# WORK TO DO
Pick out each line of the records in which the word "drawn" appears.

# RECORDS FOR THE TASK
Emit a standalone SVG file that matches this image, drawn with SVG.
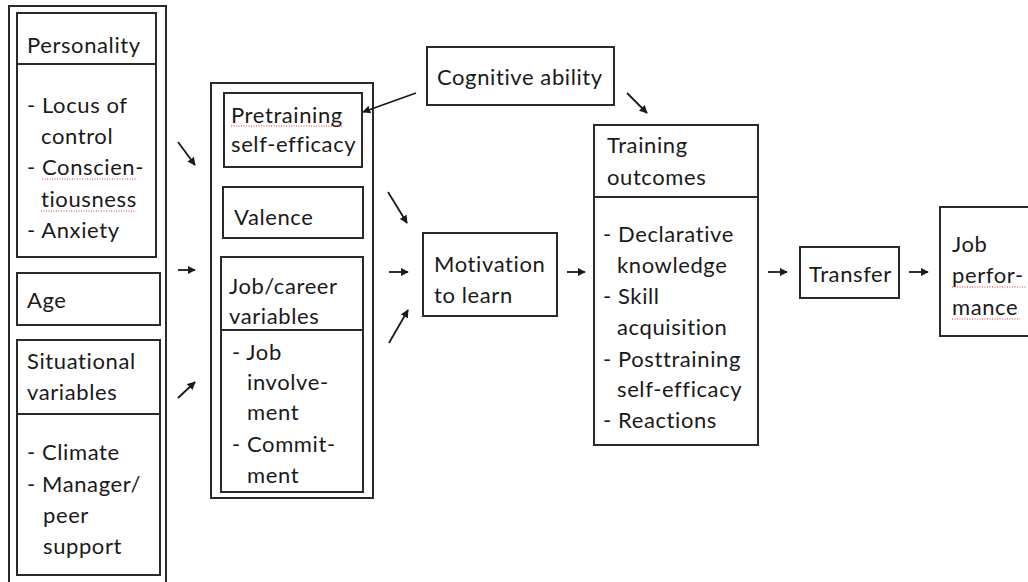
...
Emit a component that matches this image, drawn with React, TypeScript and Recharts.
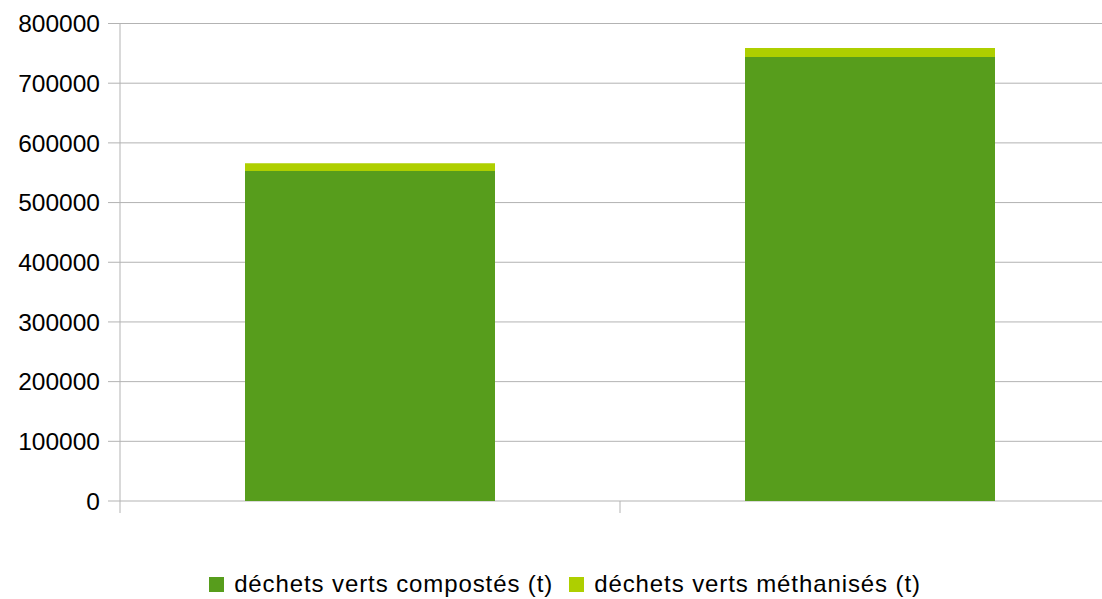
---
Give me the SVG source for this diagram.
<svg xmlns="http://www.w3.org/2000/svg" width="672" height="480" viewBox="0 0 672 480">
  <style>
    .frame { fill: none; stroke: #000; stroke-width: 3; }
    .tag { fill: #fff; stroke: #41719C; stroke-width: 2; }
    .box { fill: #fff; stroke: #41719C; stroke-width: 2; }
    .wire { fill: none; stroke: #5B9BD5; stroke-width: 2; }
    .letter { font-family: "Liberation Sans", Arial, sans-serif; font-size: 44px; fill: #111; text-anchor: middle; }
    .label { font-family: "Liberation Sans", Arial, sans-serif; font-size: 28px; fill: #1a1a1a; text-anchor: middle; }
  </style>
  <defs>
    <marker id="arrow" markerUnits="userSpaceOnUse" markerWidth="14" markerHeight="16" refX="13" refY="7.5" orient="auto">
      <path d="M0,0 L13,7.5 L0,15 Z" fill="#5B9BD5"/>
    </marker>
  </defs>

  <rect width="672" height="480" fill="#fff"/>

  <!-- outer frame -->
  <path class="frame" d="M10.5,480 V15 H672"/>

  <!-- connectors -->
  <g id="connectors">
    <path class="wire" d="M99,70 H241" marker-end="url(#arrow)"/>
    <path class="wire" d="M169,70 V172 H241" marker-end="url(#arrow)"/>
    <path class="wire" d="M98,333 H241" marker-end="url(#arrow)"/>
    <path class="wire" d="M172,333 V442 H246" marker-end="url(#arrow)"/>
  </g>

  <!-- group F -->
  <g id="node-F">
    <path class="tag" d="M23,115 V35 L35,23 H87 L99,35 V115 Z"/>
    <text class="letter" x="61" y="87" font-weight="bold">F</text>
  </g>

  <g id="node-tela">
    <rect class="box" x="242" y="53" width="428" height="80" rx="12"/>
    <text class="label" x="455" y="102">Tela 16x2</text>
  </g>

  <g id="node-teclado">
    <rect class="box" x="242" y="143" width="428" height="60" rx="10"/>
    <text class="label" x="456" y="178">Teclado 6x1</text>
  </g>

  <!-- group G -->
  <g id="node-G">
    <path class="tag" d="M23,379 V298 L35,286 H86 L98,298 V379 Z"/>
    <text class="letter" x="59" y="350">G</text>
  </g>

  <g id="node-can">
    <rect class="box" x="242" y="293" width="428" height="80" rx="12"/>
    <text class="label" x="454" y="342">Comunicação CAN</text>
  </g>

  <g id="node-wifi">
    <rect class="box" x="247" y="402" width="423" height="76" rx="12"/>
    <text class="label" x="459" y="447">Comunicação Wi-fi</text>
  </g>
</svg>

# COMPLETE RESPONSE
Emit a standalone SVG file that matches this image, drawn with SVG.
Emit a component that matches this image, drawn with React, TypeScript and Recharts.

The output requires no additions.